Leaving out the pictures, retype all the material exactly.
=======
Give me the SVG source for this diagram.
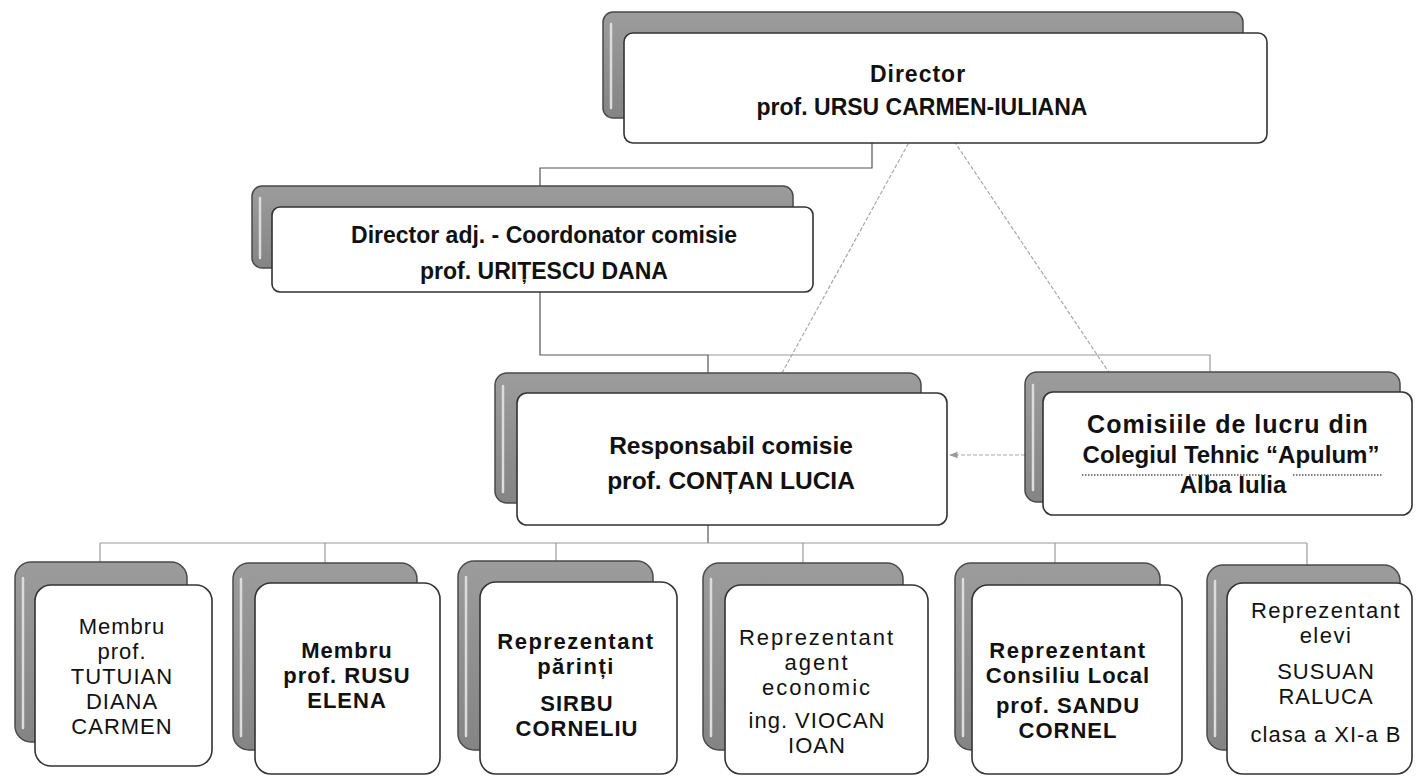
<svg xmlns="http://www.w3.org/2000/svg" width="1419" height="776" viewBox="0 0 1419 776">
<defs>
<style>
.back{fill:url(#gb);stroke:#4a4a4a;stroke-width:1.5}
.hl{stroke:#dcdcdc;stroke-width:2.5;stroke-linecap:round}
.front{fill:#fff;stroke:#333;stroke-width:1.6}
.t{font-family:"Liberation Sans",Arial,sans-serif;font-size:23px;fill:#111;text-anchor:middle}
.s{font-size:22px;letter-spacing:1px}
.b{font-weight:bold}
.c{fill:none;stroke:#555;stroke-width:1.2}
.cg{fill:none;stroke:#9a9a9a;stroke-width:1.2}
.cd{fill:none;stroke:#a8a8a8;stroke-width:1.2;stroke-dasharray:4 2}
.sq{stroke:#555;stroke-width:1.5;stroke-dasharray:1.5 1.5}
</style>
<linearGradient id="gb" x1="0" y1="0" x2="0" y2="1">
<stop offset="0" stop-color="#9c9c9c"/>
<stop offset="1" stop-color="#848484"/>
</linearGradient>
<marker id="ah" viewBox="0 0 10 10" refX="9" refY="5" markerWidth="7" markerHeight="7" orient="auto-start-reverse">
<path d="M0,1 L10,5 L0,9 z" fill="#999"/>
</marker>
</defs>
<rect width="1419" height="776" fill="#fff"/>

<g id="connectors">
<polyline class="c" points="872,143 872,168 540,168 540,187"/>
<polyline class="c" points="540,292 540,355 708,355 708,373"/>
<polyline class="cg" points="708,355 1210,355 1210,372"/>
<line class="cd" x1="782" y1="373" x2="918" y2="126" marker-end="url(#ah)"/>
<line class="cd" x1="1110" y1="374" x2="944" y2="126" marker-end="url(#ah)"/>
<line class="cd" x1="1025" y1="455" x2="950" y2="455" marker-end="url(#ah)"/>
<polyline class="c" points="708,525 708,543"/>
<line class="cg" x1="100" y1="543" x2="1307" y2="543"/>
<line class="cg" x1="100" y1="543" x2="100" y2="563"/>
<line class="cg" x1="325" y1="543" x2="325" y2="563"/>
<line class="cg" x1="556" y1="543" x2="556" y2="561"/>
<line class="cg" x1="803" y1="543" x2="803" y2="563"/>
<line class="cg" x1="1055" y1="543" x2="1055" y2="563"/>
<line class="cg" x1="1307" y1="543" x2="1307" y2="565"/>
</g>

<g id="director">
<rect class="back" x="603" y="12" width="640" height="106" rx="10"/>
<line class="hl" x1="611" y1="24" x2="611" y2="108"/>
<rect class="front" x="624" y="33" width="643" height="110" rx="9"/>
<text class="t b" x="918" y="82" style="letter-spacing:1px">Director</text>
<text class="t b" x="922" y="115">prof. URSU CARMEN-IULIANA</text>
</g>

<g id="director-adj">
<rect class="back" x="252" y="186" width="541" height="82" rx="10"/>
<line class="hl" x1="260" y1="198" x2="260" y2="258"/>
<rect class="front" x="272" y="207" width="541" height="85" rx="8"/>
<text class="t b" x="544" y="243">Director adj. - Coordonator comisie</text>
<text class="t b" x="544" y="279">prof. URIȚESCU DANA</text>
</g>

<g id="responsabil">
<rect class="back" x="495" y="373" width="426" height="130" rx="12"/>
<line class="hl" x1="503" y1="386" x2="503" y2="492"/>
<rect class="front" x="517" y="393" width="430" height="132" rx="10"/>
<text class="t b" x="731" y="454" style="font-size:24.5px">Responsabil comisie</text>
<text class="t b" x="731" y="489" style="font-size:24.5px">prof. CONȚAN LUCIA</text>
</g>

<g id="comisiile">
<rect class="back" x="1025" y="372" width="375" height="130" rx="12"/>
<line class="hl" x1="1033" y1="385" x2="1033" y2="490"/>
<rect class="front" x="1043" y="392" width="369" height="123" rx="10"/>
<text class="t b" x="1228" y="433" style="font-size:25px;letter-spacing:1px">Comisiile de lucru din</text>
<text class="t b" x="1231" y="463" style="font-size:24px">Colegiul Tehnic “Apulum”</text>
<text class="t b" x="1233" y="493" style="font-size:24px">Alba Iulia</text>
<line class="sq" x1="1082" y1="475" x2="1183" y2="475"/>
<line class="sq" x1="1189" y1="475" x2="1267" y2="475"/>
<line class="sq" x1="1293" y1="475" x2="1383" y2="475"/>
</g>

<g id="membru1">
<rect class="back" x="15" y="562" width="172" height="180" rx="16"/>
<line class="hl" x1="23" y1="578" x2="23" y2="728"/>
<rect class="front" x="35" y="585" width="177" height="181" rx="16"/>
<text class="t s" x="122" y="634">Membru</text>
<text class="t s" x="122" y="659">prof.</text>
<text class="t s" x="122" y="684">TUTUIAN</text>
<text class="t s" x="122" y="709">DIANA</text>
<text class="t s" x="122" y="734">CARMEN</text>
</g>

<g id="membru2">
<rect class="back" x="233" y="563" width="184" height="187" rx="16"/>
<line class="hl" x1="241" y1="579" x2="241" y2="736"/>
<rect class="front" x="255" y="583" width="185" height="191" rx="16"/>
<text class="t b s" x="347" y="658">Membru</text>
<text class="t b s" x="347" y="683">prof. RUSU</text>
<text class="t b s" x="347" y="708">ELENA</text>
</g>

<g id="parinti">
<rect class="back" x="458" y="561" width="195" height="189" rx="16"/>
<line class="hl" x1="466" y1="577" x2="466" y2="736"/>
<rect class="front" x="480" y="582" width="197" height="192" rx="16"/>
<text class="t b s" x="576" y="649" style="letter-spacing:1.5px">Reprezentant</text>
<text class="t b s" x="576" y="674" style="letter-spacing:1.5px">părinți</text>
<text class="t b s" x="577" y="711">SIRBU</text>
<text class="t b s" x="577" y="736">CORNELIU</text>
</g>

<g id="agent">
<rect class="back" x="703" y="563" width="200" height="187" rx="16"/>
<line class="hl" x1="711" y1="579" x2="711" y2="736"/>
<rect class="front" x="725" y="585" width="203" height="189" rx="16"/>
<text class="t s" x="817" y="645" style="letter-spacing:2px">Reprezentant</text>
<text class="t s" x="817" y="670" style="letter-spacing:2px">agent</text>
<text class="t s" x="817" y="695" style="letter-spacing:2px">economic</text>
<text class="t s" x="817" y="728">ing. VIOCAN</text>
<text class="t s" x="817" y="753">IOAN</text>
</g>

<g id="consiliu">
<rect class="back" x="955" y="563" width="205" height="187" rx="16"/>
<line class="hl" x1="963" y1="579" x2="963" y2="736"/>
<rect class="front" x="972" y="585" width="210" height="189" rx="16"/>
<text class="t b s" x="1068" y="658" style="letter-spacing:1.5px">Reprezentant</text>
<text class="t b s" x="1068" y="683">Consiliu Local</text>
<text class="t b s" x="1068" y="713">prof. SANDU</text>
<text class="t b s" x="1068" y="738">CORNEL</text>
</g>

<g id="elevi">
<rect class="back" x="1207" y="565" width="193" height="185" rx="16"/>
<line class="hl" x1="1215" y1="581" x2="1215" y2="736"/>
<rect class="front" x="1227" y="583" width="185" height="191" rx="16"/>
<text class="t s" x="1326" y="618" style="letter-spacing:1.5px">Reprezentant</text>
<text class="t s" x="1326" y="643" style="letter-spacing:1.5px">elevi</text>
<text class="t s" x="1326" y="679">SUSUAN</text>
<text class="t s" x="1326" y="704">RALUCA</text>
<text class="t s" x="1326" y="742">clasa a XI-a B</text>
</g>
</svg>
=======
__FINAL RESULT__.
Give me the SVG source for this diagram.
<svg xmlns="http://www.w3.org/2000/svg" width="1419" height="776" viewBox="0 0 1419 776">
<defs>
<style>
.back{fill:url(#gb);stroke:#4a4a4a;stroke-width:1.5}
.hl{stroke:#dcdcdc;stroke-width:2.5;stroke-linecap:round}
.front{fill:#fff;stroke:#333;stroke-width:1.6}
.t{font-family:"Liberation Sans",Arial,sans-serif;font-size:23px;fill:#111;text-anchor:middle}
.s{font-size:22px;letter-spacing:1px}
.b{font-weight:bold}
.c{fill:none;stroke:#555;stroke-width:1.2}
.cg{fill:none;stroke:#9a9a9a;stroke-width:1.2}
.cd{fill:none;stroke:#a8a8a8;stroke-width:1.2;stroke-dasharray:4 2}
.sq{stroke:#555;stroke-width:1.5;stroke-dasharray:1.5 1.5}
</style>
<linearGradient id="gb" x1="0" y1="0" x2="0" y2="1">
<stop offset="0" stop-color="#9c9c9c"/>
<stop offset="1" stop-color="#848484"/>
</linearGradient>
<marker id="ah" viewBox="0 0 10 10" refX="9" refY="5" markerWidth="7" markerHeight="7" orient="auto-start-reverse">
<path d="M0,1 L10,5 L0,9 z" fill="#999"/>
</marker>
</defs>
<rect width="1419" height="776" fill="#fff"/>

<g id="connectors">
<polyline class="c" points="872,143 872,168 540,168 540,187"/>
<polyline class="c" points="540,292 540,355 708,355 708,373"/>
<polyline class="cg" points="708,355 1210,355 1210,372"/>
<line class="cd" x1="782" y1="373" x2="918" y2="126" marker-end="url(#ah)"/>
<line class="cd" x1="1110" y1="374" x2="944" y2="126" marker-end="url(#ah)"/>
<line class="cd" x1="1025" y1="455" x2="950" y2="455" marker-end="url(#ah)"/>
<polyline class="c" points="708,525 708,543"/>
<line class="cg" x1="100" y1="543" x2="1307" y2="543"/>
<line class="cg" x1="100" y1="543" x2="100" y2="563"/>
<line class="cg" x1="325" y1="543" x2="325" y2="563"/>
<line class="cg" x1="556" y1="543" x2="556" y2="561"/>
<line class="cg" x1="803" y1="543" x2="803" y2="563"/>
<line class="cg" x1="1055" y1="543" x2="1055" y2="563"/>
<line class="cg" x1="1307" y1="543" x2="1307" y2="565"/>
</g>

<g id="director">
<rect class="back" x="603" y="12" width="640" height="106" rx="10"/>
<line class="hl" x1="611" y1="24" x2="611" y2="108"/>
<rect class="front" x="624" y="33" width="643" height="110" rx="9"/>
<text class="t b" x="918" y="82" style="letter-spacing:1px">Director</text>
<text class="t b" x="922" y="115">prof. URSU CARMEN-IULIANA</text>
</g>

<g id="director-adj">
<rect class="back" x="252" y="186" width="541" height="82" rx="10"/>
<line class="hl" x1="260" y1="198" x2="260" y2="258"/>
<rect class="front" x="272" y="207" width="541" height="85" rx="8"/>
<text class="t b" x="544" y="243">Director adj. - Coordonator comisie</text>
<text class="t b" x="544" y="279">prof. URIȚESCU DANA</text>
</g>

<g id="responsabil">
<rect class="back" x="495" y="373" width="426" height="130" rx="12"/>
<line class="hl" x1="503" y1="386" x2="503" y2="492"/>
<rect class="front" x="517" y="393" width="430" height="132" rx="10"/>
<text class="t b" x="731" y="454" style="font-size:24.5px">Responsabil comisie</text>
<text class="t b" x="731" y="489" style="font-size:24.5px">prof. CONȚAN LUCIA</text>
</g>

<g id="comisiile">
<rect class="back" x="1025" y="372" width="375" height="130" rx="12"/>
<line class="hl" x1="1033" y1="385" x2="1033" y2="490"/>
<rect class="front" x="1043" y="392" width="369" height="123" rx="10"/>
<text class="t b" x="1228" y="433" style="font-size:25px;letter-spacing:1px">Comisiile de lucru din</text>
<text class="t b" x="1231" y="463" style="font-size:24px">Colegiul Tehnic “Apulum”</text>
<text class="t b" x="1233" y="493" style="font-size:24px">Alba Iulia</text>
<line class="sq" x1="1082" y1="475" x2="1183" y2="475"/>
<line class="sq" x1="1189" y1="475" x2="1267" y2="475"/>
<line class="sq" x1="1293" y1="475" x2="1383" y2="475"/>
</g>

<g id="membru1">
<rect class="back" x="15" y="562" width="172" height="180" rx="16"/>
<line class="hl" x1="23" y1="578" x2="23" y2="728"/>
<rect class="front" x="35" y="585" width="177" height="181" rx="16"/>
<text class="t s" x="122" y="634">Membru</text>
<text class="t s" x="122" y="659">prof.</text>
<text class="t s" x="122" y="684">TUTUIAN</text>
<text class="t s" x="122" y="709">DIANA</text>
<text class="t s" x="122" y="734">CARMEN</text>
</g>

<g id="membru2">
<rect class="back" x="233" y="563" width="184" height="187" rx="16"/>
<line class="hl" x1="241" y1="579" x2="241" y2="736"/>
<rect class="front" x="255" y="583" width="185" height="191" rx="16"/>
<text class="t b s" x="347" y="658">Membru</text>
<text class="t b s" x="347" y="683">prof. RUSU</text>
<text class="t b s" x="347" y="708">ELENA</text>
</g>

<g id="parinti">
<rect class="back" x="458" y="561" width="195" height="189" rx="16"/>
<line class="hl" x1="466" y1="577" x2="466" y2="736"/>
<rect class="front" x="480" y="582" width="197" height="192" rx="16"/>
<text class="t b s" x="576" y="649" style="letter-spacing:1.5px">Reprezentant</text>
<text class="t b s" x="576" y="674" style="letter-spacing:1.5px">părinți</text>
<text class="t b s" x="577" y="711">SIRBU</text>
<text class="t b s" x="577" y="736">CORNELIU</text>
</g>

<g id="agent">
<rect class="back" x="703" y="563" width="200" height="187" rx="16"/>
<line class="hl" x1="711" y1="579" x2="711" y2="736"/>
<rect class="front" x="725" y="585" width="203" height="189" rx="16"/>
<text class="t s" x="817" y="645" style="letter-spacing:2px">Reprezentant</text>
<text class="t s" x="817" y="670" style="letter-spacing:2px">agent</text>
<text class="t s" x="817" y="695" style="letter-spacing:2px">economic</text>
<text class="t s" x="817" y="728">ing. VIOCAN</text>
<text class="t s" x="817" y="753">IOAN</text>
</g>

<g id="consiliu">
<rect class="back" x="955" y="563" width="205" height="187" rx="16"/>
<line class="hl" x1="963" y1="579" x2="963" y2="736"/>
<rect class="front" x="972" y="585" width="210" height="189" rx="16"/>
<text class="t b s" x="1068" y="658" style="letter-spacing:1.5px">Reprezentant</text>
<text class="t b s" x="1068" y="683">Consiliu Local</text>
<text class="t b s" x="1068" y="713">prof. SANDU</text>
<text class="t b s" x="1068" y="738">CORNEL</text>
</g>

<g id="elevi">
<rect class="back" x="1207" y="565" width="193" height="185" rx="16"/>
<line class="hl" x1="1215" y1="581" x2="1215" y2="736"/>
<rect class="front" x="1227" y="583" width="185" height="191" rx="16"/>
<text class="t s" x="1326" y="618" style="letter-spacing:1.5px">Reprezentant</text>
<text class="t s" x="1326" y="643" style="letter-spacing:1.5px">elevi</text>
<text class="t s" x="1326" y="679">SUSUAN</text>
<text class="t s" x="1326" y="704">RALUCA</text>
<text class="t s" x="1326" y="742">clasa a XI-a B</text>
</g>
</svg>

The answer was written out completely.